Here are some examples of distinct verbal expressions that can be represented by the same sound stream:
They regret / their egret
Bookmark it / book market
Farmer Mays produces good, fresh corn / Farmer May’s produce is good, fresh corn
[In this case, the sound stream can be disambiguated by varying the fundamental frequency contour, leaving the formants invariant. If there is a pitch peak on “pro,” one will hear “produce” as a noun. If there is a pitch peak on “duce,” one will hear “produce” as a verb.]
You can find many additional examples in an article entitled “Speech Recognition Follies” by David Pogue, New York Times, August 15, 2002. He collected his examples from errors made by speech recognition software.

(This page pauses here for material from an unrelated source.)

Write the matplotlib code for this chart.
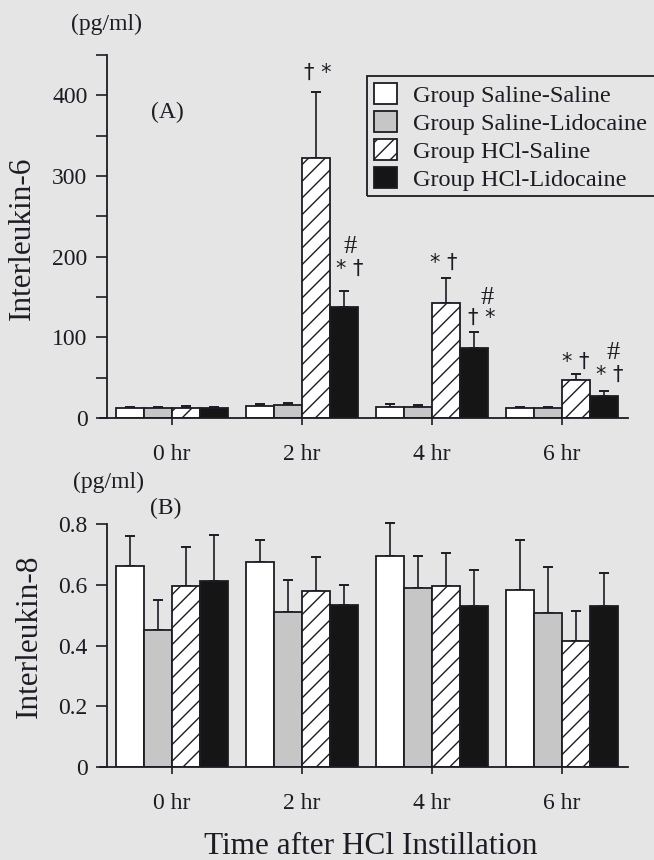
import numpy as np
import matplotlib
matplotlib.use("Agg")
import matplotlib.pyplot as plt
from matplotlib.ticker import MultipleLocator
from matplotlib.patches import Rectangle

plt.rcParams['font.family'] = ['Liberation Serif', 'DejaVu Serif']
plt.rcParams['hatch.linewidth'] = 1.0

# dados
horas = ["0 hr", "2 hr", "4 hr", "6 hr"]
grupos = ["Group Saline-Saline", "Group Saline-Lidocaine",
          "Group HCl-Saline", "Group HCl-Lidocaine"]

# Interleukin-6 (pg/ml): média e erro por grupo
il6_media = [
    [12, 15, 14, 12],
    [12, 16, 14, 12],
    [13, 322, 142, 47],
    [13, 137, 87, 27],
]
il6_erro = [
    [2, 2, 3, 2],
    [2, 3, 2, 2],
    [2, 82, 31, 8],
    [1, 21, 19, 7],
]

# Interleukin-8 (pg/ml)
il8_media = [
    [0.662, 0.674, 0.695, 0.583],
    [0.451, 0.511, 0.590, 0.508],
    [0.597, 0.580, 0.596, 0.415],
    [0.612, 0.533, 0.531, 0.530],
]
il8_erro = [
    [0.099, 0.073, 0.110, 0.164],
    [0.099, 0.105, 0.105, 0.151],
    [0.126, 0.112, 0.110, 0.099],
    [0.152, 0.066, 0.118, 0.108],
]

# marcas de significância (hora, grupo, texto, altura em pg/ml)
marcas_hora = [1, 1, 1, 2, 2, 2, 3, 3, 3]
marcas_grupo = [2, 3, 3, 2, 3, 3, 2, 3, 3]
marcas_texto = ["† *", "#", "* †", "* †", "#", "† *", "* †", "#", "* †"]
marcas_y = [428, 212, 185, 192, 149, 124, 70, 81, 53]
marcas_dx = [2, 6, 6, -2, 13, 8, 0, 9, 6]  # deslocamento em px

fundo = "#e5e5e5"
tinta = "#1c1c24"
cores = ["white", "#c6c6c6", "white", "#151515"]
hachuras = [None, None, "//", None]

W, H = 654, 860
fig = plt.figure(figsize=(W / 100, H / 100), dpi=100, facecolor=fundo)

px = 130.0  # px por grupo
xlim = ((100 - 172) / px, (628 - 172) / px)
largura = 28 / px
x = np.arange(len(horas))


def painel(ax, medias, erros):
    ax.set_facecolor(fundo)
    for g in range(4):
        pos = x + (g - 1.5) * largura
        ax.bar(pos, medias[g], largura, color=cores[g], edgecolor=tinta,
               linewidth=1.3, hatch=hachuras[g], label=grupos[g], zorder=2)
        ax.errorbar(pos, medias[g], yerr=[np.zeros(4), erros[g]], fmt="none",
                    ecolor=tinta, elinewidth=1.2, capsize=3.8, capthick=1.4,
                    zorder=1, clip_on=False)
    ax.set_xlim(*xlim)
    for s in ["top", "right"]:
        ax.spines[s].set_visible(False)
    ax.spines["left"].set_position(("data", -0.5))
    for s in ["left", "bottom"]:
        ax.spines[s].set_color(tinta)
        ax.spines[s].set_linewidth(1.3)
    ax.set_xticks(x)
    ax.set_xticklabels(horas)
    ax.tick_params(axis="x", length=5, width=1.2, color=tinta, pad=14,
                   labelsize=17, labelcolor=tinta)
    ax.tick_params(axis="y", which="both", length=8, width=1.2, color=tinta,
                   pad=6, labelsize=17, labelcolor=tinta)


# (A) Interleukin-6
axA = fig.add_axes([100 / W, 1 - 418 / H, 528 / W, 363 / H])
painel(axA, il6_media, il6_erro)
axA.set_ylim(0, 450)
axA.spines["left"].set_bounds(0, 450)
axA.yaxis.set_major_locator(MultipleLocator(100))
axA.yaxis.set_minor_locator(MultipleLocator(50))
axA.set_yticks([0, 100, 200, 300, 400])

for h, g, t, yv, dx in zip(marcas_hora, marcas_grupo, marcas_texto, marcas_y, marcas_dx):
    xc = h + (g - 1.5) * largura + dx / px
    tam = 19 if t == "#" else 15
    axA.text(xc, yv, t, ha="center", va="center", fontsize=tam, color=tinta,
             family=["DejaVu Sans"] if t != "#" else None)

# legenda sem moldura; a caixa vai além da borda direita da figura
leg = axA.legend(loc="upper left", bbox_to_anchor=(367 / W, 1 - 76 / H),
                 bbox_transform=fig.transFigure, fontsize=17.5, frameon=False,
                 handlelength=0.95, handleheight=0.95, handletextpad=0.65,
                 labelspacing=0.17, borderpad=0.3, borderaxespad=0)
for t in leg.get_texts():
    t.set_color(tinta)
fig.add_artist(Rectangle((367 / W, 1 - 196 / H), 400 / W, 120 / H,
                         transform=fig.transFigure, fill=False,
                         edgecolor=tinta, linewidth=1.3, zorder=5))

# (B) Interleukin-8
axB = fig.add_axes([100 / W, 1 - 767 / H, 528 / W, (767 - 518) / H])
painel(axB, il8_media, il8_erro)
axB.set_ylim(0, 0.82)
axB.spines["left"].set_bounds(0, 0.8)
axB.set_yticks([0, 0.2, 0.4, 0.6, 0.8])
axB.set_yticklabels(["0", "0.2", "0.4", "0.6", "0.8"])

# textos
fig.text(106 / W, 1 - 24 / H, "(pg/ml)", ha="center", va="center", fontsize=17, color=tinta)
fig.text(167 / W, 1 - 112 / H, "(A)", ha="center", va="center", fontsize=17, color=tinta)
fig.text(108 / W, 1 - 482 / H, "(pg/ml)", ha="center", va="center", fontsize=17, color=tinta)
fig.text(166 / W, 1 - 508 / H, "(B)", ha="center", va="center", fontsize=17, color=tinta)
fig.text(22 / W, 1 - 238 / H, "Interleukin-6", rotation=90, ha="center", va="center",
         fontsize=22.5, color=tinta)
fig.text(29 / W, 1 - 636 / H, "Interleukin-8", rotation=90, ha="center", va="center",
         fontsize=22.5, color=tinta)
fig.text(371 / W, 1 - 846 / H, "Time after HCl Instillation", ha="center", va="center",
         fontsize=22.5, color=tinta)

fig.savefig("out.png", dpi=100, facecolor=fundo)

There is a lengthy discussion of the problems posed for speech recognition software by the massive ambiguities of spoken utterances in Capire le parole [Understanding words] by Tullio de Mauro, Sagittari Laterza, Rome (1994).
A review of some of the problems in identifying word boundaries can be found in “Prosody in the Comprehension of Spoken Language: A Literature Review” by Anne Cutler, Delphine Dahan, and Wilma van Donselaar, Language and Speech 40 (1997), 141-201.